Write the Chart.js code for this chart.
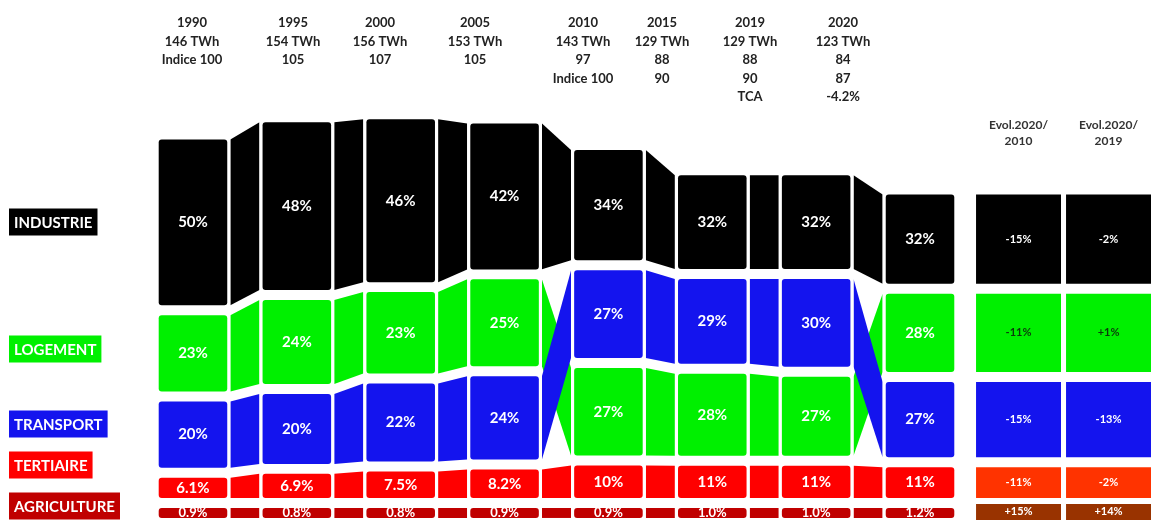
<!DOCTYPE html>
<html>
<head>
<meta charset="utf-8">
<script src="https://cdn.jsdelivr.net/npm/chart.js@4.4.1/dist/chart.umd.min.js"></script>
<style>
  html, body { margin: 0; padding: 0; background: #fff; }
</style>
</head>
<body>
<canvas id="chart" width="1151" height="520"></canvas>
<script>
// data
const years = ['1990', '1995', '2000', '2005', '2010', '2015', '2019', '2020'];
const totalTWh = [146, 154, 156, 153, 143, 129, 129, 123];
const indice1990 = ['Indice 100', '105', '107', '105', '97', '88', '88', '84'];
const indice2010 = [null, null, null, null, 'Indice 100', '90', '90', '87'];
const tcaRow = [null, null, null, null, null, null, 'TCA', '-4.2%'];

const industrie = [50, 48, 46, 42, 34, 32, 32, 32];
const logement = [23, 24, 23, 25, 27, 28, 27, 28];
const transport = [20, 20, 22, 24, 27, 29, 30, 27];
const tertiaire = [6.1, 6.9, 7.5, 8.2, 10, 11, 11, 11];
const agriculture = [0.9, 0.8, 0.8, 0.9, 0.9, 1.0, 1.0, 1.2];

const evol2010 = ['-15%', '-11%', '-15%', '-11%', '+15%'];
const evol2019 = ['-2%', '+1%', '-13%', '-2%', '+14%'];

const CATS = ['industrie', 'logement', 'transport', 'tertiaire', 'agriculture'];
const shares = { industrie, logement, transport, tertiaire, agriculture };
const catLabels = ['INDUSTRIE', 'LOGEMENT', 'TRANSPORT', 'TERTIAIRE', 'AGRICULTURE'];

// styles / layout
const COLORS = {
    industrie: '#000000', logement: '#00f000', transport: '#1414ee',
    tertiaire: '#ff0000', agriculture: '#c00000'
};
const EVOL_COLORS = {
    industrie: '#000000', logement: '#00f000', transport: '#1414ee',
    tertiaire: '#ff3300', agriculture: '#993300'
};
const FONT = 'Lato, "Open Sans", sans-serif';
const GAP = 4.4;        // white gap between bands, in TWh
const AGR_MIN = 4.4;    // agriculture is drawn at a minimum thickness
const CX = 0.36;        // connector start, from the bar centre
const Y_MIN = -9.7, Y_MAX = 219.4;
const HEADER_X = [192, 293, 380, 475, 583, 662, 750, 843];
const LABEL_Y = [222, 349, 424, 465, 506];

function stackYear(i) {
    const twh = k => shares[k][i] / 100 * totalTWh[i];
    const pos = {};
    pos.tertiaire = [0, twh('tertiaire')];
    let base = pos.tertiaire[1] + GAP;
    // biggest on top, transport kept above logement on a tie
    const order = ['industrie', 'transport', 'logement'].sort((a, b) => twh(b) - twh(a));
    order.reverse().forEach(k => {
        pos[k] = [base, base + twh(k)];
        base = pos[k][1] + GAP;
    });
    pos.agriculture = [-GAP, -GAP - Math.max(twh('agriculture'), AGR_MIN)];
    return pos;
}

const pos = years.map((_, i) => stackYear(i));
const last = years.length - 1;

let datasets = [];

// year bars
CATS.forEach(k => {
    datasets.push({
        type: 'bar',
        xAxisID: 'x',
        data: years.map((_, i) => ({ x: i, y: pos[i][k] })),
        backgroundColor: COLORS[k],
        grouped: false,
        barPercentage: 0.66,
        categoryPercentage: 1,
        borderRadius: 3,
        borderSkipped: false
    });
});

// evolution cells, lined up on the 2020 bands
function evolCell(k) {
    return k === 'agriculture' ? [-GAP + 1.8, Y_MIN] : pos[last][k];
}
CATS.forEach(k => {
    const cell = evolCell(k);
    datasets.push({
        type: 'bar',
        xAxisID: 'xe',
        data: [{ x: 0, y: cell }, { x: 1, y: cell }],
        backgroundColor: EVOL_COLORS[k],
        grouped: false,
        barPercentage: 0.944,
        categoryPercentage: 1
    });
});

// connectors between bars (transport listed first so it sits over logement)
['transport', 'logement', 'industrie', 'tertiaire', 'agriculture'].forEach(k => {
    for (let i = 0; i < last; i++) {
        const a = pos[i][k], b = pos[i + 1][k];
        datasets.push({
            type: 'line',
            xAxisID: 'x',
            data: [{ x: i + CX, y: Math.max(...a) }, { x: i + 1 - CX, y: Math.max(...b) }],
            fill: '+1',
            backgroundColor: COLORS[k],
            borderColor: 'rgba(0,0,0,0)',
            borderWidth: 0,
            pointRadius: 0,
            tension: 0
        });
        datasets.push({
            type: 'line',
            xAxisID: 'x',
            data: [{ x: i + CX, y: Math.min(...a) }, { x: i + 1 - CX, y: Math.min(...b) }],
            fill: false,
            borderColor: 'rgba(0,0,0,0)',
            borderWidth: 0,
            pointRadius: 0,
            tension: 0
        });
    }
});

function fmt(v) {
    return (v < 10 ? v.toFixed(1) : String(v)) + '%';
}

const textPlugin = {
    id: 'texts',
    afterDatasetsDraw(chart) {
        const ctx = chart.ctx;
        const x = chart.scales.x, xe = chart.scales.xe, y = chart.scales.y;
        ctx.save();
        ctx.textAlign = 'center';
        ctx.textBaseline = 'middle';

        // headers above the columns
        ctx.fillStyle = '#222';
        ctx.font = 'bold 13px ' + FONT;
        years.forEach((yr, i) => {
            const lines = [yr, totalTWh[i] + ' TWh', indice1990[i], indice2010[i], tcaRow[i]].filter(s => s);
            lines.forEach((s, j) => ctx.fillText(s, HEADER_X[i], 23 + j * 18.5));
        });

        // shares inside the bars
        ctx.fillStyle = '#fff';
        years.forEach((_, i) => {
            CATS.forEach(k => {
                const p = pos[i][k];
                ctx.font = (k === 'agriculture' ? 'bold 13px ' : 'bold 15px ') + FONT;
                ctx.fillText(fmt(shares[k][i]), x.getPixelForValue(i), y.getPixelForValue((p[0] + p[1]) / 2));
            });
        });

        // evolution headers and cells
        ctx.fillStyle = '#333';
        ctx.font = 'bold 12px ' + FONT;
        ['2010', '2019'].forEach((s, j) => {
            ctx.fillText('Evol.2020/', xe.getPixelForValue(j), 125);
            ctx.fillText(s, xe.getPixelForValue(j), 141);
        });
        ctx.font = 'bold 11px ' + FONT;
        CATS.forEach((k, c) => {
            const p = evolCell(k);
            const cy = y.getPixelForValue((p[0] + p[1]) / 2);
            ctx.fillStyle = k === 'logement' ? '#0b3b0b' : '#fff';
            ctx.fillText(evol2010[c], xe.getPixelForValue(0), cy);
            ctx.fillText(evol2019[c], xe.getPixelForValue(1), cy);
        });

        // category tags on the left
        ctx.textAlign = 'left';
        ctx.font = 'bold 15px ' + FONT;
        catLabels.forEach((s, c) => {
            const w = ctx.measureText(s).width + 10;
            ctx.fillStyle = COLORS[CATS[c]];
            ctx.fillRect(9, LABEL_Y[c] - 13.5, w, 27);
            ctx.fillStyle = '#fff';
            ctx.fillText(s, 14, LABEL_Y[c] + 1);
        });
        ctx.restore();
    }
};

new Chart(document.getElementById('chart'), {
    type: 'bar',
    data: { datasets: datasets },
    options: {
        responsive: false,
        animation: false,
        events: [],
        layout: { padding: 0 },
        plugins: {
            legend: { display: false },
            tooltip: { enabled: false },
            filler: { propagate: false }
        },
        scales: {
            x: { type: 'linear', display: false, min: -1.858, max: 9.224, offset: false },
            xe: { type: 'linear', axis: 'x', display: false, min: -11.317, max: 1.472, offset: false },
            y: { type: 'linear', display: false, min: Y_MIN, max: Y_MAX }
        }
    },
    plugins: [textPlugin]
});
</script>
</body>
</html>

▸ Short task
Reproduce the whole listing exactly, but not the images in it.

▸ Answer for this exercise
Write the Chart.js code for this chart.
<!DOCTYPE html>
<html>
<head>
<meta charset="utf-8">
<script src="https://cdn.jsdelivr.net/npm/chart.js@4.4.1/dist/chart.umd.min.js"></script>
<style>
  html, body { margin: 0; padding: 0; background: #fff; }
</style>
</head>
<body>
<canvas id="chart" width="1151" height="520"></canvas>
<script>
// data
const years = ['1990', '1995', '2000', '2005', '2010', '2015', '2019', '2020'];
const totalTWh = [146, 154, 156, 153, 143, 129, 129, 123];
const indice1990 = ['Indice 100', '105', '107', '105', '97', '88', '88', '84'];
const indice2010 = [null, null, null, null, 'Indice 100', '90', '90', '87'];
const tcaRow = [null, null, null, null, null, null, 'TCA', '-4.2%'];

const industrie = [50, 48, 46, 42, 34, 32, 32, 32];
const logement = [23, 24, 23, 25, 27, 28, 27, 28];
const transport = [20, 20, 22, 24, 27, 29, 30, 27];
const tertiaire = [6.1, 6.9, 7.5, 8.2, 10, 11, 11, 11];
const agriculture = [0.9, 0.8, 0.8, 0.9, 0.9, 1.0, 1.0, 1.2];

const evol2010 = ['-15%', '-11%', '-15%', '-11%', '+15%'];
const evol2019 = ['-2%', '+1%', '-13%', '-2%', '+14%'];

const CATS = ['industrie', 'logement', 'transport', 'tertiaire', 'agriculture'];
const shares = { industrie, logement, transport, tertiaire, agriculture };
const catLabels = ['INDUSTRIE', 'LOGEMENT', 'TRANSPORT', 'TERTIAIRE', 'AGRICULTURE'];

// styles / layout
const COLORS = {
    industrie: '#000000', logement: '#00f000', transport: '#1414ee',
    tertiaire: '#ff0000', agriculture: '#c00000'
};
const EVOL_COLORS = {
    industrie: '#000000', logement: '#00f000', transport: '#1414ee',
    tertiaire: '#ff3300', agriculture: '#993300'
};
const FONT = 'Lato, "Open Sans", sans-serif';
const GAP = 4.4;        // white gap between bands, in TWh
const AGR_MIN = 4.4;    // agriculture is drawn at a minimum thickness
const CX = 0.36;        // connector start, from the bar centre
const Y_MIN = -9.7, Y_MAX = 219.4;
const HEADER_X = [192, 293, 380, 475, 583, 662, 750, 843];
const LABEL_Y = [222, 349, 424, 465, 506];

function stackYear(i) {
    const twh = k => shares[k][i] / 100 * totalTWh[i];
    const pos = {};
    pos.tertiaire = [0, twh('tertiaire')];
    let base = pos.tertiaire[1] + GAP;
    // biggest on top, transport kept above logement on a tie
    const order = ['industrie', 'transport', 'logement'].sort((a, b) => twh(b) - twh(a));
    order.reverse().forEach(k => {
        pos[k] = [base, base + twh(k)];
        base = pos[k][1] + GAP;
    });
    pos.agriculture = [-GAP, -GAP - Math.max(twh('agriculture'), AGR_MIN)];
    return pos;
}

const pos = years.map((_, i) => stackYear(i));
const last = years.length - 1;

let datasets = [];

// year bars
CATS.forEach(k => {
    datasets.push({
        type: 'bar',
        xAxisID: 'x',
        data: years.map((_, i) => ({ x: i, y: pos[i][k] })),
        backgroundColor: COLORS[k],
        grouped: false,
        barPercentage: 0.66,
        categoryPercentage: 1,
        borderRadius: 3,
        borderSkipped: false
    });
});

// evolution cells, lined up on the 2020 bands
function evolCell(k) {
    return k === 'agriculture' ? [-GAP + 1.8, Y_MIN] : pos[last][k];
}
CATS.forEach(k => {
    const cell = evolCell(k);
    datasets.push({
        type: 'bar',
        xAxisID: 'xe',
        data: [{ x: 0, y: cell }, { x: 1, y: cell }],
        backgroundColor: EVOL_COLORS[k],
        grouped: false,
        barPercentage: 0.944,
        categoryPercentage: 1
    });
});

// connectors between bars (transport listed first so it sits over logement)
['transport', 'logement', 'industrie', 'tertiaire', 'agriculture'].forEach(k => {
    for (let i = 0; i < last; i++) {
        const a = pos[i][k], b = pos[i + 1][k];
        datasets.push({
            type: 'line',
            xAxisID: 'x',
            data: [{ x: i + CX, y: Math.max(...a) }, { x: i + 1 - CX, y: Math.max(...b) }],
            fill: '+1',
            backgroundColor: COLORS[k],
            borderColor: 'rgba(0,0,0,0)',
            borderWidth: 0,
            pointRadius: 0,
            tension: 0
        });
        datasets.push({
            type: 'line',
            xAxisID: 'x',
            data: [{ x: i + CX, y: Math.min(...a) }, { x: i + 1 - CX, y: Math.min(...b) }],
            fill: false,
            borderColor: 'rgba(0,0,0,0)',
            borderWidth: 0,
            pointRadius: 0,
            tension: 0
        });
    }
});

function fmt(v) {
    return (v < 10 ? v.toFixed(1) : String(v)) + '%';
}

const textPlugin = {
    id: 'texts',
    afterDatasetsDraw(chart) {
        const ctx = chart.ctx;
        const x = chart.scales.x, xe = chart.scales.xe, y = chart.scales.y;
        ctx.save();
        ctx.textAlign = 'center';
        ctx.textBaseline = 'middle';

        // headers above the columns
        ctx.fillStyle = '#222';
        ctx.font = 'bold 13px ' + FONT;
        years.forEach((yr, i) => {
            const lines = [yr, totalTWh[i] + ' TWh', indice1990[i], indice2010[i], tcaRow[i]].filter(s => s);
            lines.forEach((s, j) => ctx.fillText(s, HEADER_X[i], 23 + j * 18.5));
        });

        // shares inside the bars
        ctx.fillStyle = '#fff';
        years.forEach((_, i) => {
            CATS.forEach(k => {
                const p = pos[i][k];
                ctx.font = (k === 'agriculture' ? 'bold 13px ' : 'bold 15px ') + FONT;
                ctx.fillText(fmt(shares[k][i]), x.getPixelForValue(i), y.getPixelForValue((p[0] + p[1]) / 2));
            });
        });

        // evolution headers and cells
        ctx.fillStyle = '#333';
        ctx.font = 'bold 12px ' + FONT;
        ['2010', '2019'].forEach((s, j) => {
            ctx.fillText('Evol.2020/', xe.getPixelForValue(j), 125);
            ctx.fillText(s, xe.getPixelForValue(j), 141);
        });
        ctx.font = 'bold 11px ' + FONT;
        CATS.forEach((k, c) => {
            const p = evolCell(k);
            const cy = y.getPixelForValue((p[0] + p[1]) / 2);
            ctx.fillStyle = k === 'logement' ? '#0b3b0b' : '#fff';
            ctx.fillText(evol2010[c], xe.getPixelForValue(0), cy);
            ctx.fillText(evol2019[c], xe.getPixelForValue(1), cy);
        });

        // category tags on the left
        ctx.textAlign = 'left';
        ctx.font = 'bold 15px ' + FONT;
        catLabels.forEach((s, c) => {
            const w = ctx.measureText(s).width + 10;
            ctx.fillStyle = COLORS[CATS[c]];
            ctx.fillRect(9, LABEL_Y[c] - 13.5, w, 27);
            ctx.fillStyle = '#fff';
            ctx.fillText(s, 14, LABEL_Y[c] + 1);
        });
        ctx.restore();
    }
};

new Chart(document.getElementById('chart'), {
    type: 'bar',
    data: { datasets: datasets },
    options: {
        responsive: false,
        animation: false,
        events: [],
        layout: { padding: 0 },
        plugins: {
            legend: { display: false },
            tooltip: { enabled: false },
            filler: { propagate: false }
        },
        scales: {
            x: { type: 'linear', display: false, min: -1.858, max: 9.224, offset: false },
            xe: { type: 'linear', axis: 'x', display: false, min: -11.317, max: 1.472, offset: false },
            y: { type: 'linear', display: false, min: Y_MIN, max: Y_MAX }
        }
    },
    plugins: [textPlugin]
});
</script>
</body>
</html>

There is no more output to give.